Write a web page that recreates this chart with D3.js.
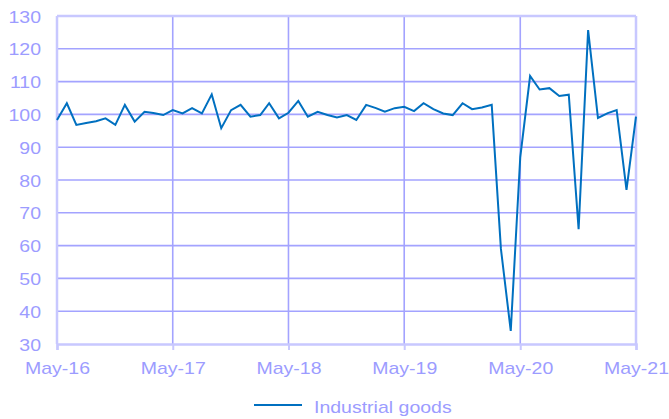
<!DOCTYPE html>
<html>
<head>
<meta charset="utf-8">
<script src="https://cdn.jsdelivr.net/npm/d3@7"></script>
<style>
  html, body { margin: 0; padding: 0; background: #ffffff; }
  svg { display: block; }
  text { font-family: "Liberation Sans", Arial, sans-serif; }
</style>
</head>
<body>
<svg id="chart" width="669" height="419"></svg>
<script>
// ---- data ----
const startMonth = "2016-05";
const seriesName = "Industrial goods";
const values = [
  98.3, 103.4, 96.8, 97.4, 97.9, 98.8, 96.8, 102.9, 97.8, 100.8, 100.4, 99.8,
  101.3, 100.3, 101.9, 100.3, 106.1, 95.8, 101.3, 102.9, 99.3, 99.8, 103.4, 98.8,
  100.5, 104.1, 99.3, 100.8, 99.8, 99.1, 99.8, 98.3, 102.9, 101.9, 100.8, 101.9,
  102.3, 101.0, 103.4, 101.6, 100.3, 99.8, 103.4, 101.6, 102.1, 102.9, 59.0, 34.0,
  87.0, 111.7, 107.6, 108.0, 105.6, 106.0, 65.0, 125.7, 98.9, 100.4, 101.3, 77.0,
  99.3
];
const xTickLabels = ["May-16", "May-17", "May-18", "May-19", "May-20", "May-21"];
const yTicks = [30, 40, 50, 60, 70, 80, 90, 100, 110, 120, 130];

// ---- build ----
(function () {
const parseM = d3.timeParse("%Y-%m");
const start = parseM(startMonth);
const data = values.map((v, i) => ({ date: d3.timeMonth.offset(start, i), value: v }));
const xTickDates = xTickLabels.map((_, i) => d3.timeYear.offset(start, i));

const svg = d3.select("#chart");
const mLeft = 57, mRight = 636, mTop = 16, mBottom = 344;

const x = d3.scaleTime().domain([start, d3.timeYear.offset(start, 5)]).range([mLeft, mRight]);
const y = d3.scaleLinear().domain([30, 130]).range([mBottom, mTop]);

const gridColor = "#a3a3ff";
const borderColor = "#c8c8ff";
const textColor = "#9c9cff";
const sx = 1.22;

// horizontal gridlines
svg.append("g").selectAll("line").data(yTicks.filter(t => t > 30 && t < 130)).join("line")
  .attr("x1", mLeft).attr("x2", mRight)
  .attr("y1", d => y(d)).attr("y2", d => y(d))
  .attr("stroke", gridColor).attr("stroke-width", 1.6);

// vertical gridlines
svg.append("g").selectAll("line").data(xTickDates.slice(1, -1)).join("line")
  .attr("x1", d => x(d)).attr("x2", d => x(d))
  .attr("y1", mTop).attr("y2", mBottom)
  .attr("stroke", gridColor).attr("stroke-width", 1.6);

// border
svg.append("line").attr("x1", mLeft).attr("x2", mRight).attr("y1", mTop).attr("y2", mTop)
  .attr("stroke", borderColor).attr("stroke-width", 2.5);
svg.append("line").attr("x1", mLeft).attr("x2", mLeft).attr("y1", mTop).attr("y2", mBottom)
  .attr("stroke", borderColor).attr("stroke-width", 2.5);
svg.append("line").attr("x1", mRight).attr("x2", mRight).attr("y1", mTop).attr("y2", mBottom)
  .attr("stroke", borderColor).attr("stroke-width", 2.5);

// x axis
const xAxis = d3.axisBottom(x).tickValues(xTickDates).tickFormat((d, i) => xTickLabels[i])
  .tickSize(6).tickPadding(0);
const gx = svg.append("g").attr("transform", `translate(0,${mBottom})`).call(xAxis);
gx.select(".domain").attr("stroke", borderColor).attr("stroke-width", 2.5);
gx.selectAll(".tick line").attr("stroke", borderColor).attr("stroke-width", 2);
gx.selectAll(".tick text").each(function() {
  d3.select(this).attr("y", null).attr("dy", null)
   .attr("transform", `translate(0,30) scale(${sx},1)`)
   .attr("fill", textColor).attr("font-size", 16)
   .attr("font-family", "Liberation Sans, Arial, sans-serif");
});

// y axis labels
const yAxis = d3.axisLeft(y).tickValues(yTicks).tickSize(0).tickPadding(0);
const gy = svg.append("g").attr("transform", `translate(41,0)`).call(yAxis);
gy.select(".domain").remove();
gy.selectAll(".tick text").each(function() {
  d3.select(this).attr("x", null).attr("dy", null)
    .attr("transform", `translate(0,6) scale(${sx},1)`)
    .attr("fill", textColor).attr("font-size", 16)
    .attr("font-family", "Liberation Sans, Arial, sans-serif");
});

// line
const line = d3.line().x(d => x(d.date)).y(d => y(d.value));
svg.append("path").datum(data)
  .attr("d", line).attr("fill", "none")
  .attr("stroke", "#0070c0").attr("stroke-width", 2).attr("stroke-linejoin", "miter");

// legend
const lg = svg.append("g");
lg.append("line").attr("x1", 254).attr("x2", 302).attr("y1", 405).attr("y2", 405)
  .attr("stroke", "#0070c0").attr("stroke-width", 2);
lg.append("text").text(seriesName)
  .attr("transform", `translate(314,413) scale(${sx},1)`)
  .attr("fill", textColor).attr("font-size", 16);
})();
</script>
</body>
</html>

□ □ □ □

→ STATED GOAL
Print the full listing exactly, dropping the pictures.

→ ANSWER TO THE TASK
Write a web page that recreates this chart with D3.js.
<!DOCTYPE html>
<html>
<head>
<meta charset="utf-8">
<script src="https://cdn.jsdelivr.net/npm/d3@7"></script>
<style>
  html, body { margin: 0; padding: 0; background: #ffffff; }
  svg { display: block; }
  text { font-family: "Liberation Sans", Arial, sans-serif; }
</style>
</head>
<body>
<svg id="chart" width="669" height="419"></svg>
<script>
// ---- data ----
const startMonth = "2016-05";
const seriesName = "Industrial goods";
const values = [
  98.3, 103.4, 96.8, 97.4, 97.9, 98.8, 96.8, 102.9, 97.8, 100.8, 100.4, 99.8,
  101.3, 100.3, 101.9, 100.3, 106.1, 95.8, 101.3, 102.9, 99.3, 99.8, 103.4, 98.8,
  100.5, 104.1, 99.3, 100.8, 99.8, 99.1, 99.8, 98.3, 102.9, 101.9, 100.8, 101.9,
  102.3, 101.0, 103.4, 101.6, 100.3, 99.8, 103.4, 101.6, 102.1, 102.9, 59.0, 34.0,
  87.0, 111.7, 107.6, 108.0, 105.6, 106.0, 65.0, 125.7, 98.9, 100.4, 101.3, 77.0,
  99.3
];
const xTickLabels = ["May-16", "May-17", "May-18", "May-19", "May-20", "May-21"];
const yTicks = [30, 40, 50, 60, 70, 80, 90, 100, 110, 120, 130];

// ---- build ----
(function () {
const parseM = d3.timeParse("%Y-%m");
const start = parseM(startMonth);
const data = values.map((v, i) => ({ date: d3.timeMonth.offset(start, i), value: v }));
const xTickDates = xTickLabels.map((_, i) => d3.timeYear.offset(start, i));

const svg = d3.select("#chart");
const mLeft = 57, mRight = 636, mTop = 16, mBottom = 344;

const x = d3.scaleTime().domain([start, d3.timeYear.offset(start, 5)]).range([mLeft, mRight]);
const y = d3.scaleLinear().domain([30, 130]).range([mBottom, mTop]);

const gridColor = "#a3a3ff";
const borderColor = "#c8c8ff";
const textColor = "#9c9cff";
const sx = 1.22;

// horizontal gridlines
svg.append("g").selectAll("line").data(yTicks.filter(t => t > 30 && t < 130)).join("line")
  .attr("x1", mLeft).attr("x2", mRight)
  .attr("y1", d => y(d)).attr("y2", d => y(d))
  .attr("stroke", gridColor).attr("stroke-width", 1.6);

// vertical gridlines
svg.append("g").selectAll("line").data(xTickDates.slice(1, -1)).join("line")
  .attr("x1", d => x(d)).attr("x2", d => x(d))
  .attr("y1", mTop).attr("y2", mBottom)
  .attr("stroke", gridColor).attr("stroke-width", 1.6);

// border
svg.append("line").attr("x1", mLeft).attr("x2", mRight).attr("y1", mTop).attr("y2", mTop)
  .attr("stroke", borderColor).attr("stroke-width", 2.5);
svg.append("line").attr("x1", mLeft).attr("x2", mLeft).attr("y1", mTop).attr("y2", mBottom)
  .attr("stroke", borderColor).attr("stroke-width", 2.5);
svg.append("line").attr("x1", mRight).attr("x2", mRight).attr("y1", mTop).attr("y2", mBottom)
  .attr("stroke", borderColor).attr("stroke-width", 2.5);

// x axis
const xAxis = d3.axisBottom(x).tickValues(xTickDates).tickFormat((d, i) => xTickLabels[i])
  .tickSize(6).tickPadding(0);
const gx = svg.append("g").attr("transform", `translate(0,${mBottom})`).call(xAxis);
gx.select(".domain").attr("stroke", borderColor).attr("stroke-width", 2.5);
gx.selectAll(".tick line").attr("stroke", borderColor).attr("stroke-width", 2);
gx.selectAll(".tick text").each(function() {
  d3.select(this).attr("y", null).attr("dy", null)
   .attr("transform", `translate(0,30) scale(${sx},1)`)
   .attr("fill", textColor).attr("font-size", 16)
   .attr("font-family", "Liberation Sans, Arial, sans-serif");
});

// y axis labels
const yAxis = d3.axisLeft(y).tickValues(yTicks).tickSize(0).tickPadding(0);
const gy = svg.append("g").attr("transform", `translate(41,0)`).call(yAxis);
gy.select(".domain").remove();
gy.selectAll(".tick text").each(function() {
  d3.select(this).attr("x", null).attr("dy", null)
    .attr("transform", `translate(0,6) scale(${sx},1)`)
    .attr("fill", textColor).attr("font-size", 16)
    .attr("font-family", "Liberation Sans, Arial, sans-serif");
});

// line
const line = d3.line().x(d => x(d.date)).y(d => y(d.value));
svg.append("path").datum(data)
  .attr("d", line).attr("fill", "none")
  .attr("stroke", "#0070c0").attr("stroke-width", 2).attr("stroke-linejoin", "miter");

// legend
const lg = svg.append("g");
lg.append("line").attr("x1", 254).attr("x2", 302).attr("y1", 405).attr("y2", 405)
  .attr("stroke", "#0070c0").attr("stroke-width", 2);
lg.append("text").text(seriesName)
  .attr("transform", `translate(314,413) scale(${sx},1)`)
  .attr("fill", textColor).attr("font-size", 16);
})();
</script>
</body>
</html>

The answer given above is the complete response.